Поняв это, я решила мчаться домой. Сразу. Без оглядки. Отчасти я понадеялась, что старая валга сможет сама примириться с южным вождем людей. Отчасти я признала свою непригодность на роль переговорщика — я едва понимала одно слово из десяти, слушая местного вождя и ту девочку, которая за ним ухаживала. Он понимал еще меньше, что простительно после акустического шока, да вдобавок при открытой ране и большой кровопотере.
Снова мимо темы: я вдруг осознала, почему Алекс, такой сильный и умный, старается не вмешиваться в чужие дела. Он прав. Извне не решить того, что должно проклюнуться… изнутри. Как росток из зерна. Как птенец из скорлупы.

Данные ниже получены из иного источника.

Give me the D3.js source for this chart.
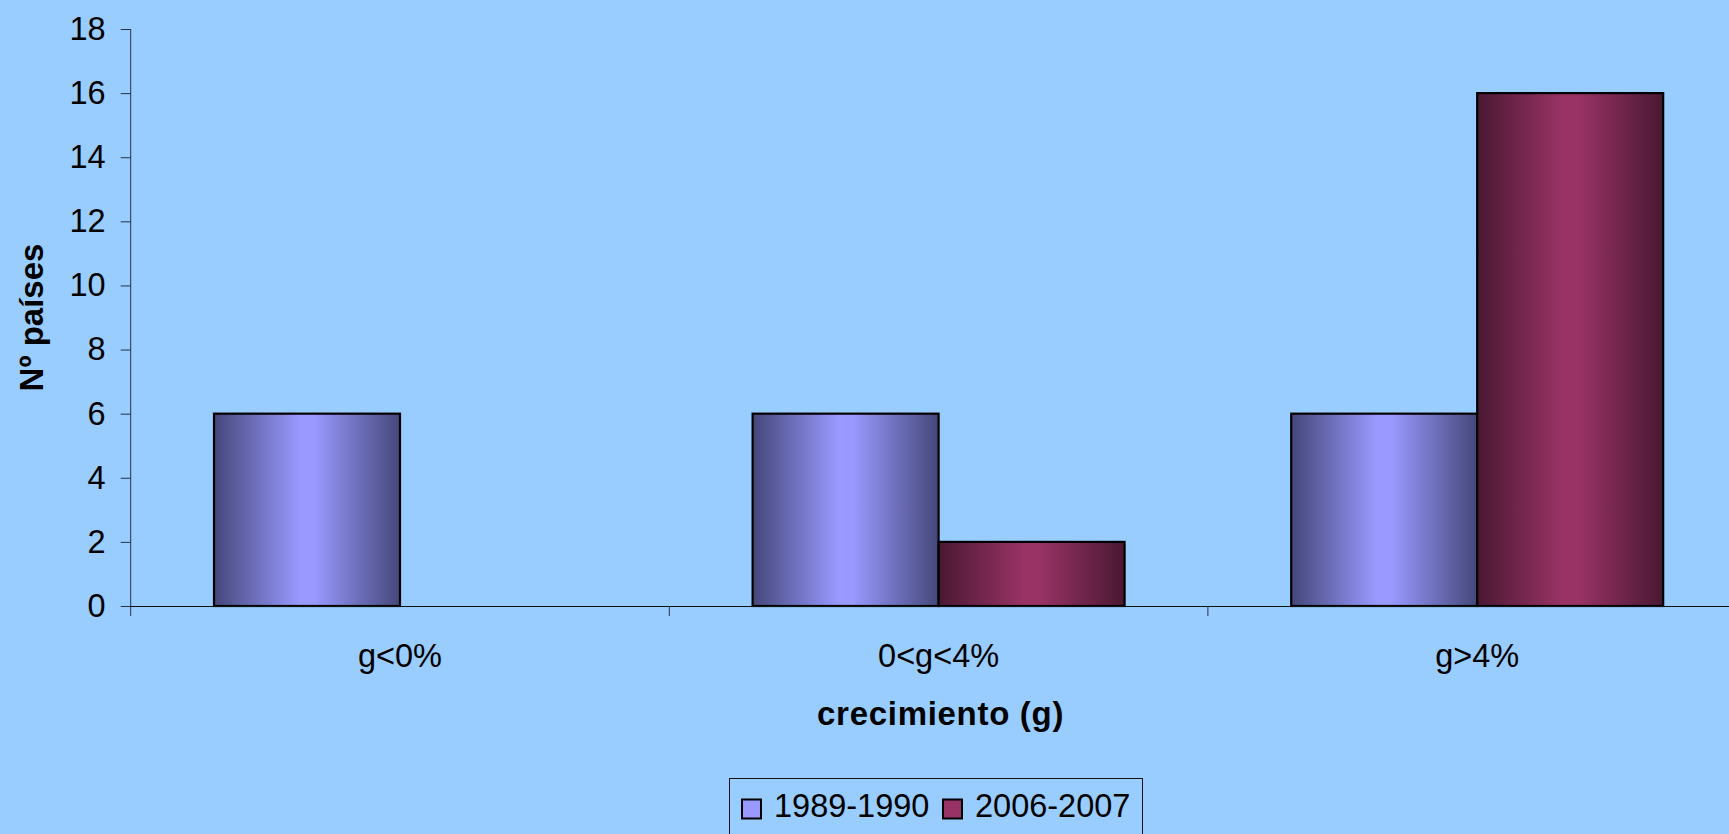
<!DOCTYPE html>
<html>
<head>
<meta charset="utf-8">
<script src="https://cdn.jsdelivr.net/npm/d3@7"></script>
<style>
  html, body { margin: 0; padding: 0; background: #99ccff; overflow: hidden; }
  svg { display: block; font-family: "Liberation Sans", Arial, sans-serif; }
</style>
</head>
<body>
<svg width="1729" height="834"></svg>
<script>
// chart data
let categories = ["g<0%", "0<g<4%", "g>4%"]
let series = ["1989-1990", "2006-2007"]
let values1989 = [6, 6, 6]
let values2006 = [0, 2, 16]
let yTicks = [0, 2, 4, 6, 8, 10, 12, 14, 16, 18]

let svg = d3.select("svg")
let margin = {top: 29, left: 130.7}
let plotRight = 1746.5  // plot area runs past the picture's right edge
let plotBottom = 606

let colors = {
  "1989-1990": {light: "#9999ff", dark: "#45477a"},
  "2006-2007": {light: "#993366", dark: "#4a1832"}
}

svg.append("rect").attr("width", 1729).attr("height", 834).attr("fill", "#99ccff")

let defs = svg.append("defs")
series.forEach((s, i) => {
  let grad = defs.append("linearGradient")
      .attr("id", "grad" + i)
      .attr("x1", "0%").attr("x2", "100%").attr("y1", "0%").attr("y2", "0%")
  grad.append("stop").attr("offset", "0%").attr("stop-color", colors[s].dark)
  grad.append("stop").attr("offset", "46%").attr("stop-color", colors[s].light)
  grad.append("stop").attr("offset", "54%").attr("stop-color", colors[s].light)
  grad.append("stop").attr("offset", "100%").attr("stop-color", colors[s].dark)
})

let x0 = d3.scaleBand().domain(categories).range([margin.left, plotRight]).padding(0)
let x1 = d3.scaleBand().domain(series).range([0, x0.bandwidth()]).paddingInner(0).paddingOuter(0.448)
let y = d3.scaleLinear().domain([0, 18]).range([plotBottom, margin.top])

let table = categories.map((c, i) => ({
  cat: c,
  vals: [{s: series[0], v: values1989[i]}, {s: series[1], v: values2006[i]}]
}))

// y axis
let yAxis = svg.append("g")
    .attr("transform", "translate(" + margin.left + ",0)")
    .call(d3.axisLeft(y).tickValues(yTicks).tickSize(10).tickPadding(15).tickSizeOuter(0))
yAxis.select(".domain").remove()
yAxis.selectAll(".tick line").attr("stroke", "#2a3040")
yAxis.selectAll(".tick text")
    .attr("font-size", 32.5).attr("fill", "#000")
    .attr("font-family", "Liberation Sans, Arial, sans-serif")
    .attr("dy", "0.32em")
svg.append("line")
    .attr("x1", margin.left).attr("x2", margin.left)
    .attr("y1", y(18)).attr("y2", plotBottom + 10)
    .attr("stroke", "#2a3040")

// bars
let groups = svg.selectAll(".group")
  .data(table)
  .enter().append("g")
    .attr("class", "group")
    .attr("transform", d => "translate(" + x0(d.cat) + ",0)")

groups.selectAll("rect")
  .data(d => d.vals.filter(e => e.v > 0))
  .enter().append("rect")
    .attr("x", d => x1(d.s))
    .attr("y", d => y(d.v))
    .attr("width", x1.bandwidth())
    .attr("height", d => plotBottom - y(d.v))
    .attr("fill", d => "url(#grad" + series.indexOf(d.s) + ")")
    .attr("stroke", "#000")
    .attr("stroke-width", 2.2)

// x axis
let xAxis = svg.append("g")
    .attr("transform", "translate(0," + plotBottom + ")")
    .call(d3.axisBottom(x0).tickSize(0).tickPadding(38).tickSizeOuter(0))
xAxis.select(".domain").attr("stroke", "#111").attr("d", "M" + margin.left + ",0.5H" + plotRight)
xAxis.selectAll(".tick text")
    .attr("font-size", 32.5).attr("fill", "#000")
    .attr("font-family", "Liberation Sans, Arial, sans-serif")
    .attr("dy", "0.71em")

svg.selectAll(".xbound")
  .data(categories.slice(1))
  .enter().append("line")
    .attr("class", "xbound")
    .attr("x1", d => x0(d)).attr("x2", d => x0(d))
    .attr("y1", plotBottom).attr("y2", plotBottom + 10)
    .attr("stroke", "#2a3040")

// axis titles
svg.append("text")
    .attr("x", (margin.left + plotRight) / 2 + 2)
    .attr("y", 725)
    .attr("text-anchor", "middle")
    .attr("font-size", 33).attr("font-weight", "bold")
    .attr("letter-spacing", 0.7)
    .text("crecimiento (g)")

svg.append("text")
    .attr("transform", "translate(43," + (margin.top + plotBottom) / 2 + ") rotate(-90)")
    .attr("text-anchor", "middle")
    .attr("font-size", 33).attr("font-weight", "bold")
    .text("Nº países")

// legend
let legend = svg.append("g")
legend.append("rect")
    .attr("x", 729.5).attr("y", 778.5)
    .attr("width", 413).attr("height", 80)
    .attr("fill", "none").attr("stroke", "#111").attr("stroke-width", 1)

let legendX = [742, 943]
series.forEach((s, i) => {
  legend.append("rect")
      .attr("x", legendX[i]).attr("y", 799.5)
      .attr("width", 19).attr("height", 19)
      .attr("fill", colors[s].light)
      .attr("stroke", "#000").attr("stroke-width", 2)
  legend.append("text")
      .attr("x", legendX[i] + 32).attr("y", 816.5)
      .attr("font-size", 32.5)
      .text(s)
})
</script>
</body>
</html>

В общем, выскользнув из захвата Кузиного хвоста, я оставила вождя и старую валгу вдвоем в их попытках понять друг друга. А сама стала искать способ улизнуть… Но наткнулась на еще одного человека. Умирающего! И вспомнила о долге врача.
Парень на вид был не старше меня. Тощий, совсем заморённый. Рваная рана на шее, два перелома левой руки ниже локтя. Чудовищная кровопотеря. Смятое в крошево правое бедро. Мелочи вроде сотрясения мозга или болевого шока не упоминаю. Пульс — десять. То есть я долго считала и вот столько насчитала… К минутам это не привязывается. У трупа, неизвестно отчего еще живого, изредка трепыхалось сердце, вот и всё.
Я попыталась лечить. Быстро поняла: городская медицина ему бесполезна. Раны у него зарастают — валгам и мне самой на зависть. Кровопотерю он каким-то чудом умеет пережить, любую. Он вообще живуч настолько, что врачи не требуются в обществе подобных ему. Тут бы мне обрадоваться… Если б не заноза: самый живучий в мире парень — при смерти! Он внутри, в душе, выгорел дотла.
Я сама поняла умирающего, Кузя не помогал, он лишь слушал и впитывал. А я отдавала… Этот парень — одинец людей, настоящий. Именно он, а не мускулистый и рослый мужик-вожак. И люди своего одинца… как сказать-то? Загнали. Он не может неустанно скалить зубы, принимать удары и зализывать раны. Рвать и сминать. Видеть кровь и кости, гниль и смерть… И оставаться человеком. Без дома, семьи, тепла…
Собственно, я всё это вообразила, досчитав его пульс до десяти.
— Кузя! — шепнула я. Словно малыш обязан спасать меня от чего угодно.